Aiyee, I should have started this whole discussion by asking you how you measured that a job was underperforming. I have an expression for this type of troubleshooting: "Shooting ducks at night". What it means is that we are taking shots at sounds in the air at night. Hear a quack, fire a shot in the general direction.

You absolutely have to determine if a job is underperforming and why. You need to use "prstat -a" and watch a job like seq --> xfm --> seq. If that job totally consumes a cpu, you have no performance issue with your DataStage logs. I don't think you have any performance issue with DataStage. If you are comparing dev and production throughput as apples to apples, that expectation has to be adjusted. If your jobs have OCI/ODBC reference lookups and you're comparing job execution in dev against small datasets and production with large datasets, your team is making a mistake.
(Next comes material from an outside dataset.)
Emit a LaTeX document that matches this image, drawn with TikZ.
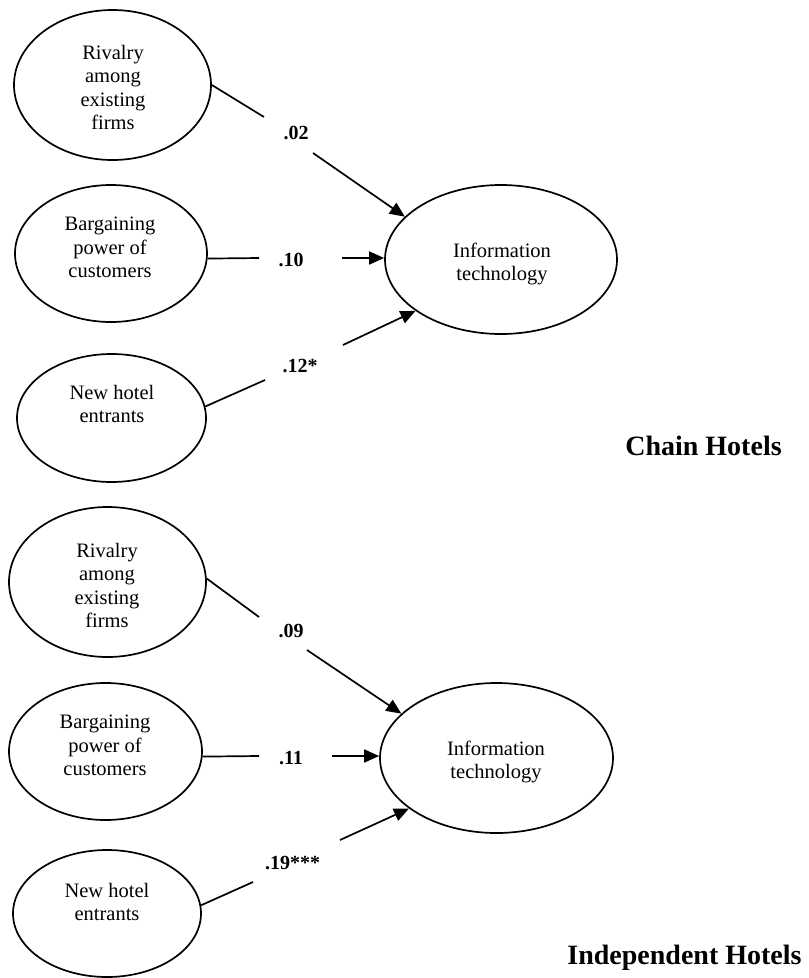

Roy, write a simple job that reads a large sequential file, maybe 200K rows of about 200 bytes per row, passes it thru a transformer trimming a few columns and UPCASEing a few others, and write it to another sequential file. Watch prstat as it runs. If the cpu % shows 1/Number of cpus on your server (uname -X), then the job is running at full speed and you have no issue other that proper analysis, tuning of jobs, and setting of performance expectations.